## start
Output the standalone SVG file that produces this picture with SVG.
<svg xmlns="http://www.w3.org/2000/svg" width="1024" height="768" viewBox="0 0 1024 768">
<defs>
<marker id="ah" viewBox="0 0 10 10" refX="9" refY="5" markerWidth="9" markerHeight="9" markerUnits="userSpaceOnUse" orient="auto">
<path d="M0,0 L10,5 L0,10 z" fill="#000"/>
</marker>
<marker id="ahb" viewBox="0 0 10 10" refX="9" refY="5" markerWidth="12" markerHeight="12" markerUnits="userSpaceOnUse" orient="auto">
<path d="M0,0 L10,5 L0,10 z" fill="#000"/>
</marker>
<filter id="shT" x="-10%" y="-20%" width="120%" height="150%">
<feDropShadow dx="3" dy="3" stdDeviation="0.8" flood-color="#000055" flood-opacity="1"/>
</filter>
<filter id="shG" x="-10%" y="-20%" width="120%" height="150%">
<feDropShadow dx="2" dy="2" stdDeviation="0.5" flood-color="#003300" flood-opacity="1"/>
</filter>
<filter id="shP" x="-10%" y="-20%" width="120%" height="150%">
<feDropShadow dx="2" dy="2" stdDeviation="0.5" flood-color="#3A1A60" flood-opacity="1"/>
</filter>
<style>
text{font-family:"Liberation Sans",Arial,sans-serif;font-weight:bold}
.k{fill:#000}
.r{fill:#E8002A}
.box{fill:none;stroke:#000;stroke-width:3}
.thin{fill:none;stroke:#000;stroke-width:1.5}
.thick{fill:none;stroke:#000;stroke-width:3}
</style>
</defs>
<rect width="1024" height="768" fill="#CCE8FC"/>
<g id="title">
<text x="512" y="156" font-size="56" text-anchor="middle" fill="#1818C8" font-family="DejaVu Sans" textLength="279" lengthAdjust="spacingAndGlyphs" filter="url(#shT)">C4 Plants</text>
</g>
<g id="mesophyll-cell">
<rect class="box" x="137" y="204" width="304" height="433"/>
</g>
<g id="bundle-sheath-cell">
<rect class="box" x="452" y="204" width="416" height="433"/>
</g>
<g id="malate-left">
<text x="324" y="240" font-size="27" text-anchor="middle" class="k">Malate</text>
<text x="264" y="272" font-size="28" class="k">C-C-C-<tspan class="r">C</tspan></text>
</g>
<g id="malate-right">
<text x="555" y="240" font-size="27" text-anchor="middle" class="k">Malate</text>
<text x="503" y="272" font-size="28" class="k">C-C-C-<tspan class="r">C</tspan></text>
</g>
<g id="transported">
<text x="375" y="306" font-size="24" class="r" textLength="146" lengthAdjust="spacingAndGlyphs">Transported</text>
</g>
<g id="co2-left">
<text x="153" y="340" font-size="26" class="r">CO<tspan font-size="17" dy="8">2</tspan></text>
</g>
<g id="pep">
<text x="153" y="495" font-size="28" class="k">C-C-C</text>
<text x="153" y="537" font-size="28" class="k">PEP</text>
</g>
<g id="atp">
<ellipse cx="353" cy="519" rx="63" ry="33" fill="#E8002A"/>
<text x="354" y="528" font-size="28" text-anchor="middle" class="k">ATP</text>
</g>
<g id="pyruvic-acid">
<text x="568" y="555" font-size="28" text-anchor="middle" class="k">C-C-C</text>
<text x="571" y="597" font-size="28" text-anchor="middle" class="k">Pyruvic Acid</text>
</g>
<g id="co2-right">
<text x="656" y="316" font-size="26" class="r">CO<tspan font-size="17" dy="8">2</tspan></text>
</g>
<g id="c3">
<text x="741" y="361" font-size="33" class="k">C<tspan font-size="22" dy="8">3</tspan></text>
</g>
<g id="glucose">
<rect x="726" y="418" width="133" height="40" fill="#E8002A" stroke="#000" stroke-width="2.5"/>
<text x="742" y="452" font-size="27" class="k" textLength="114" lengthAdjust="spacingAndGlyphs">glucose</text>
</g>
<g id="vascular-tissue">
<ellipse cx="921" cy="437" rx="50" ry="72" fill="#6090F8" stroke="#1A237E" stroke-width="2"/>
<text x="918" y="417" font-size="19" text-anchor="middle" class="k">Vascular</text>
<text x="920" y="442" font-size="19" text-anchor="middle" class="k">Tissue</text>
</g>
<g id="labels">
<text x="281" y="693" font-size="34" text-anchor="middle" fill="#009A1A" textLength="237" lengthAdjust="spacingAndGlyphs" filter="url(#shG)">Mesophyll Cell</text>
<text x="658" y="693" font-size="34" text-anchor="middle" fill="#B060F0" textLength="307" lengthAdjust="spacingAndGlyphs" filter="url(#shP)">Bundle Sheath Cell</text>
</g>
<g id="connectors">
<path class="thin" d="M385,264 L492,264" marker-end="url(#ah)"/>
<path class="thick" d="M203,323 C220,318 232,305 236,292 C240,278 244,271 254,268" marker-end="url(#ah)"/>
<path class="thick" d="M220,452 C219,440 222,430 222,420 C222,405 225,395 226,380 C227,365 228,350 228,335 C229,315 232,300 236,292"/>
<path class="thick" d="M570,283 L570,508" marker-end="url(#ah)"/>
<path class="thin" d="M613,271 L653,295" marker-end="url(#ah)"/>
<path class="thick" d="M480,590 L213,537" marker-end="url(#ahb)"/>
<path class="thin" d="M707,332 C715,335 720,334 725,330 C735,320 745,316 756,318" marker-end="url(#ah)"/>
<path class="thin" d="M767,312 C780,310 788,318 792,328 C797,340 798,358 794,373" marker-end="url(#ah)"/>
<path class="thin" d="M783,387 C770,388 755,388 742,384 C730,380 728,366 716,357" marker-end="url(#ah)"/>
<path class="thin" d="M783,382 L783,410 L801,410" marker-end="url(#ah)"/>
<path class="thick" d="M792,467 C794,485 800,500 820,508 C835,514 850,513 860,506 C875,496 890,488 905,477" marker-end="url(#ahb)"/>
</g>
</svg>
## end
- _DIRECTIONS FOR THIS TASK_: Go back to the listing above and please repeat it exactly.

- _EXERCISE RESPONSE_:
Output the standalone SVG file that produces this picture with SVG.
<svg xmlns="http://www.w3.org/2000/svg" width="1024" height="768" viewBox="0 0 1024 768">
<defs>
<marker id="ah" viewBox="0 0 10 10" refX="9" refY="5" markerWidth="9" markerHeight="9" markerUnits="userSpaceOnUse" orient="auto">
<path d="M0,0 L10,5 L0,10 z" fill="#000"/>
</marker>
<marker id="ahb" viewBox="0 0 10 10" refX="9" refY="5" markerWidth="12" markerHeight="12" markerUnits="userSpaceOnUse" orient="auto">
<path d="M0,0 L10,5 L0,10 z" fill="#000"/>
</marker>
<filter id="shT" x="-10%" y="-20%" width="120%" height="150%">
<feDropShadow dx="3" dy="3" stdDeviation="0.8" flood-color="#000055" flood-opacity="1"/>
</filter>
<filter id="shG" x="-10%" y="-20%" width="120%" height="150%">
<feDropShadow dx="2" dy="2" stdDeviation="0.5" flood-color="#003300" flood-opacity="1"/>
</filter>
<filter id="shP" x="-10%" y="-20%" width="120%" height="150%">
<feDropShadow dx="2" dy="2" stdDeviation="0.5" flood-color="#3A1A60" flood-opacity="1"/>
</filter>
<style>
text{font-family:"Liberation Sans",Arial,sans-serif;font-weight:bold}
.k{fill:#000}
.r{fill:#E8002A}
.box{fill:none;stroke:#000;stroke-width:3}
.thin{fill:none;stroke:#000;stroke-width:1.5}
.thick{fill:none;stroke:#000;stroke-width:3}
</style>
</defs>
<rect width="1024" height="768" fill="#CCE8FC"/>
<g id="title">
<text x="512" y="156" font-size="56" text-anchor="middle" fill="#1818C8" font-family="DejaVu Sans" textLength="279" lengthAdjust="spacingAndGlyphs" filter="url(#shT)">C4 Plants</text>
</g>
<g id="mesophyll-cell">
<rect class="box" x="137" y="204" width="304" height="433"/>
</g>
<g id="bundle-sheath-cell">
<rect class="box" x="452" y="204" width="416" height="433"/>
</g>
<g id="malate-left">
<text x="324" y="240" font-size="27" text-anchor="middle" class="k">Malate</text>
<text x="264" y="272" font-size="28" class="k">C-C-C-<tspan class="r">C</tspan></text>
</g>
<g id="malate-right">
<text x="555" y="240" font-size="27" text-anchor="middle" class="k">Malate</text>
<text x="503" y="272" font-size="28" class="k">C-C-C-<tspan class="r">C</tspan></text>
</g>
<g id="transported">
<text x="375" y="306" font-size="24" class="r" textLength="146" lengthAdjust="spacingAndGlyphs">Transported</text>
</g>
<g id="co2-left">
<text x="153" y="340" font-size="26" class="r">CO<tspan font-size="17" dy="8">2</tspan></text>
</g>
<g id="pep">
<text x="153" y="495" font-size="28" class="k">C-C-C</text>
<text x="153" y="537" font-size="28" class="k">PEP</text>
</g>
<g id="atp">
<ellipse cx="353" cy="519" rx="63" ry="33" fill="#E8002A"/>
<text x="354" y="528" font-size="28" text-anchor="middle" class="k">ATP</text>
</g>
<g id="pyruvic-acid">
<text x="568" y="555" font-size="28" text-anchor="middle" class="k">C-C-C</text>
<text x="571" y="597" font-size="28" text-anchor="middle" class="k">Pyruvic Acid</text>
</g>
<g id="co2-right">
<text x="656" y="316" font-size="26" class="r">CO<tspan font-size="17" dy="8">2</tspan></text>
</g>
<g id="c3">
<text x="741" y="361" font-size="33" class="k">C<tspan font-size="22" dy="8">3</tspan></text>
</g>
<g id="glucose">
<rect x="726" y="418" width="133" height="40" fill="#E8002A" stroke="#000" stroke-width="2.5"/>
<text x="742" y="452" font-size="27" class="k" textLength="114" lengthAdjust="spacingAndGlyphs">glucose</text>
</g>
<g id="vascular-tissue">
<ellipse cx="921" cy="437" rx="50" ry="72" fill="#6090F8" stroke="#1A237E" stroke-width="2"/>
<text x="918" y="417" font-size="19" text-anchor="middle" class="k">Vascular</text>
<text x="920" y="442" font-size="19" text-anchor="middle" class="k">Tissue</text>
</g>
<g id="labels">
<text x="281" y="693" font-size="34" text-anchor="middle" fill="#009A1A" textLength="237" lengthAdjust="spacingAndGlyphs" filter="url(#shG)">Mesophyll Cell</text>
<text x="658" y="693" font-size="34" text-anchor="middle" fill="#B060F0" textLength="307" lengthAdjust="spacingAndGlyphs" filter="url(#shP)">Bundle Sheath Cell</text>
</g>
<g id="connectors">
<path class="thin" d="M385,264 L492,264" marker-end="url(#ah)"/>
<path class="thick" d="M203,323 C220,318 232,305 236,292 C240,278 244,271 254,268" marker-end="url(#ah)"/>
<path class="thick" d="M220,452 C219,440 222,430 222,420 C222,405 225,395 226,380 C227,365 228,350 228,335 C229,315 232,300 236,292"/>
<path class="thick" d="M570,283 L570,508" marker-end="url(#ah)"/>
<path class="thin" d="M613,271 L653,295" marker-end="url(#ah)"/>
<path class="thick" d="M480,590 L213,537" marker-end="url(#ahb)"/>
<path class="thin" d="M707,332 C715,335 720,334 725,330 C735,320 745,316 756,318" marker-end="url(#ah)"/>
<path class="thin" d="M767,312 C780,310 788,318 792,328 C797,340 798,358 794,373" marker-end="url(#ah)"/>
<path class="thin" d="M783,387 C770,388 755,388 742,384 C730,380 728,366 716,357" marker-end="url(#ah)"/>
<path class="thin" d="M783,382 L783,410 L801,410" marker-end="url(#ah)"/>
<path class="thick" d="M792,467 C794,485 800,500 820,508 C835,514 850,513 860,506 C875,496 890,488 905,477" marker-end="url(#ahb)"/>
</g>
</svg>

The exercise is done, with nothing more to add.